In March 2011, a settlement agreement was entered in to between the Bank of Ireland and the O’Donnells – a condition of which was that if the debtors defaulted in the scheduled payments, then they would consent to judgment. The O’Donnells defaulted on their payments, the Bank of Ireland therefore re-entered the proceedings and in December 2011, the High Court entered judgment of circa €71.5 million.

In September 2013, the O’Donnells were adjudicated bankrupt – however they subsequently made an application to annul the adjudication and certain ancillary matters. All applications were dismissed in the High Court, the appeal was dismissed by the Court of Appeal, and the O’Donnells therefore sought leave to appeal to the Supreme Court.

The Supreme Court

The O’Donnells identified four matters which satisfied the constitutional test that their case involved a point of law of general public importance which it is in the public interest should be the subject of a matter of an appeal to the Supreme Court.

(I) A clarification of the general test for annulment of a bankruptcy under s.85(c);

(II) Clarification of the Bankers Books Evidence Act 1879-1959;

(III) Clarification of the law relating to the handling of an application such as these where a number of applications were dealt with;

(IV) Clarification of the power to award costs personally against bankrupts.

The Supreme Court was satisfied that no issue of general and public importance arose in respect of the first three matters raised by the O’Donnells.

However, in relation to the order of costs made against the bankrupts personally, outside the bankruptcy estate in circumstances where there is no legislative or common law authority; the Supreme Court considered this issue did raise a point of some general importance and accordingly granted leave to appeal to this Court on the sole ground that: “The High Court and Court of Appeal erred in law and in fact in holding that they could award costs against the appellants outside their bankruptcy estates.”

In the Supreme Court, the O’Donnells have therefore been granted leave to contend that “such an order has no common law or legislative basis”, that “in granting such an order the High Court and Court of Appeal are usurping the legislature”, that this “is not in compliance with the provisions of the Constitution relating to the separation of powers, right to a fair hearing and protection of property rights nor Articles 6 and 8 ECHR and Article 1 of the Protocol thereto”.

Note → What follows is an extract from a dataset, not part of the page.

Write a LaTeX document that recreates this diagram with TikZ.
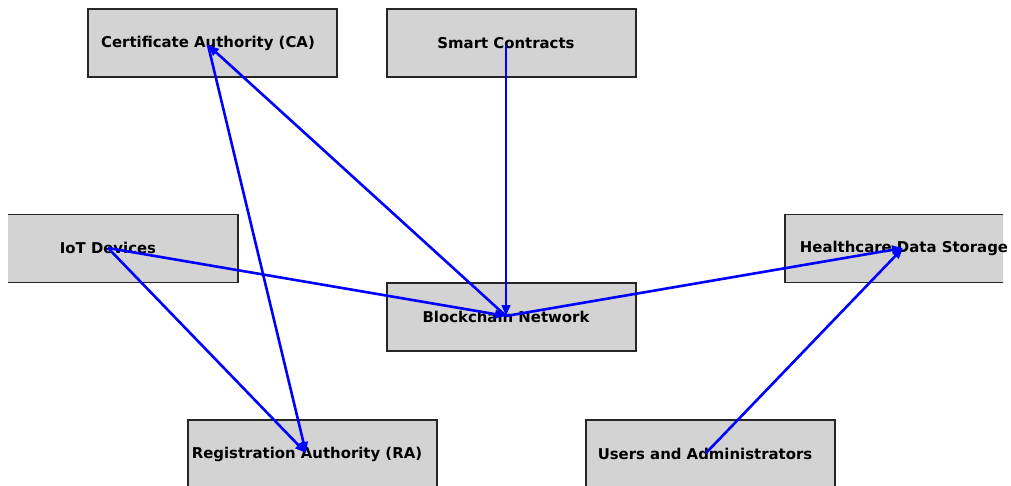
\documentclass[tikz,border=0pt]{standalone}
\usepackage{fontspec}
\setmainfont{DejaVu Sans}
\usetikzlibrary{arrows.meta}
\definecolor{boxfill}{RGB}{211,211,211}
\definecolor{linkblue}{RGB}{0,0,255}
\tikzset{
  box/.style={draw=black!85, line width=1.2pt, fill=boxfill, minimum width=249pt, minimum height=68pt, inner sep=0pt},
  label/.style={font=\fontsize{14.9}{18}\selectfont\bfseries, inner sep=0pt, text=black},
  link/.style={draw=linkblue, line width=2.6pt, -{Triangle[length=11pt,width=8.5pt]}}
}
\begin{document}
\begin{tikzpicture}[x=1pt, y=-1pt]
\useasboundingbox (0,0) rectangle (1011,486);
% component anchor points
\coordinate (ca) at (208,45);
\coordinate (sc) at (506,45);
\coordinate (iot) at (108,248);
\coordinate (hds) at (903,248);
\coordinate (bc) at (506,316);
\coordinate (ra) at (306,453);
\coordinate (ua) at (706,453);
% boxes, clipped to the plotting area
\begin{scope}
\clip (8,0) rectangle (1003,486);
\node[box] (cabox) at (212.5,43) {};
\node[box] (scbox) at (511.5,43) {};
\node[box] (iotbox) at (113.5,248.5) {};
\node[box] (hdsbox) at (909.5,248.5) {};
\node[box] (bcbox) at (511.5,317) {};
\node[box] (rabox) at (312.5,454) {};
\node[box] (uabox) at (710.5,454) {};
\end{scope}
% labels
\node[label] (catext) at (208,43.5) {Certificate Authority (CA)};
\node[label] (sctext) at (506,43.5) {Smart Contracts};
\node[label] (iottext) at (108,248) {IoT Devices};
\node[label] (hdstext) at (904,248) {Healthcare Data Storage};
\node[label] (bctext) at (506,317) {Blockchain Network};
\node[label] (ratext) at (307,454) {Registration Authority (RA)};
\node[label] (uatext) at (705,454) {Users and Administrators};
% connections
\draw[link] (ca) -- (ra);
\draw[link] (bc) -- (ca);
\draw[link] (sc) -- (bc);
\draw[link] (iot) -- (bc);
\draw[link] (iot) -- (ra);
\draw[link] (bc) -- (hds);
\draw[link] (ua) -- (hds);
\end{tikzpicture}
\end{document}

In its concluding remarks, the Supreme Court emphasised that it was “desirable to point out that a determination of the Court on an application for leave while final and conclusive so far as the parties are concerned, is a decision in relation to that application only. The issue is whether the question is raised and the facts underpinning them meet the constitutional criteria for leave. It will not, save in the rarest of circumstances, be appropriate to rely on a refusal of leave as having any precedential value in the context of a different case”.